O principal causador de Violência contra a Pessoa foi o Fazendeiro, com 51,2% dos registros de ocorrência. O Empresário vem em seguida, com 13% das vítimas de violência sob sua responsabilidade. Em terceiro, está o grileiro, com 9,3%, seguido do garimpeiro, com 7,3%, e do Governo Estadual, com 5,4%. Assim como na Violência contra Ocupação e a Posse, a atuação dos governos estaduais como agente causador das violências contra a pessoa apresentou um enorme aumento em relação ao ano anterior, 471,4%. Isso demonstra como as ações de violência privadas, fortalecidas pelas ações estatais, atuam para inibir as ações de resistência daqueles e daquelas que lutam por suas vidas e seus territórios.
A expressão mais grave de violência contra os povos do campo, os assassinatos decorrentes de conflitos somaram 31 vítimas em 2023. O número foi 34% menor do que o ano anterior, quando se registrou 47 assassinatos, numa escalada dessa violência fatal observada nos dois últimos anos do governo Bolsonaro, momento em que a extrema-direita no país e seus agentes, temendo a derrota nas eleições, se utilizaram de todos os artifícios arbitrários e brutais para impor, à força, seus interesses.

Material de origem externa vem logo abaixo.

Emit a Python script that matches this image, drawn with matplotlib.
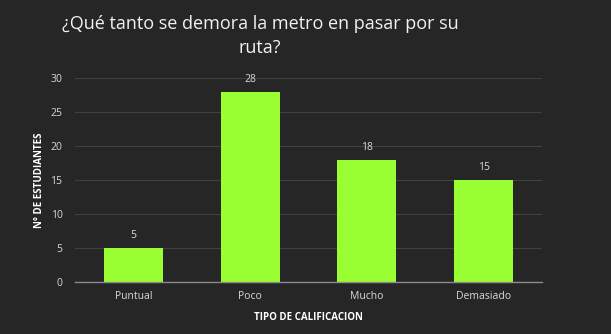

Das pessoas assassinadas, 14 eram indígenas, 9 eram Sem Terra, 4 eram posseiros, 3 eram Quilombolas e 1 era Funcionário Público. A violência contra os indígenas passou a crescer exponencialmente a partir de 2016 e, a partir de 2019, os povos originários se tornaram a maior vítima desse tipo de violência. Considerando também o número de pessoas ameaçadas de morte (218) e das tentativas de assassinato (66), esses dados revelam a gravidade da situação enfrentada pelos povos indígenas e outros grupos vulneráveis que lutam pela garantia de seus direitos e pela preservação ambiental.
Número de vítimas mulheres cresce 25% em 2023
Das 1.467 pessoas que sofreram esse recorte das violências em 2023, foram identificadas 180 mulheres vítimas, um número 25% maior do que o registrado em 2022. Nos últimos dez anos, foi o terceiro ano em que mais houve registro de violências contra as mulheres. Seguindo o padrão observado nos demais recortes de violências, as Indígenas foram as maiores vítimas, com 41,1% dos casos registrados, seguidas pelas Sem Terra (13,3%), Posseiras (13,3%). Assentadas (9,4%) e Quilombolas (8,3%). No recorte regional, a região Norte registrou a maioria das violências contra as mulheres, com 105 vítimas, seguida da região Centro-Oeste, com 39, região Nordeste, com 28, região Sudeste, com 5, e região Sul, com 3 vítimas.
O número de mulheres assassinadas registrou um aumento de 16,7% em relação ao ano anterior, com 7 mulheres vítimas fatais em 2023. Dessas, 4 eram indígenas, 1 posseira, 1 sem terra e 1 quilombola. Esta última foi Mãe Bernadete Pacífico, liderança e ialorixá executada a tiros no Quilombo de Pitanga dos Palmares–BA, em 17 de agosto de 2023.
As mulheres foram vítimas de diversas outras violências no contexto dos conflitos no campo, dentre elas, estão a ameaça de morte (45 vítimas), a intimidação (36), o estupro (30) e a tentativa de assassinato (13). O que mais salta aos olhos dentre essas violências, é o aumento de 2.900% dos registros de estupro, já quem em 2022 houve um caso. Todas as 30 mulheres eram yanomami, vítimas de garimpeiros que ainda permanecem em suas terras.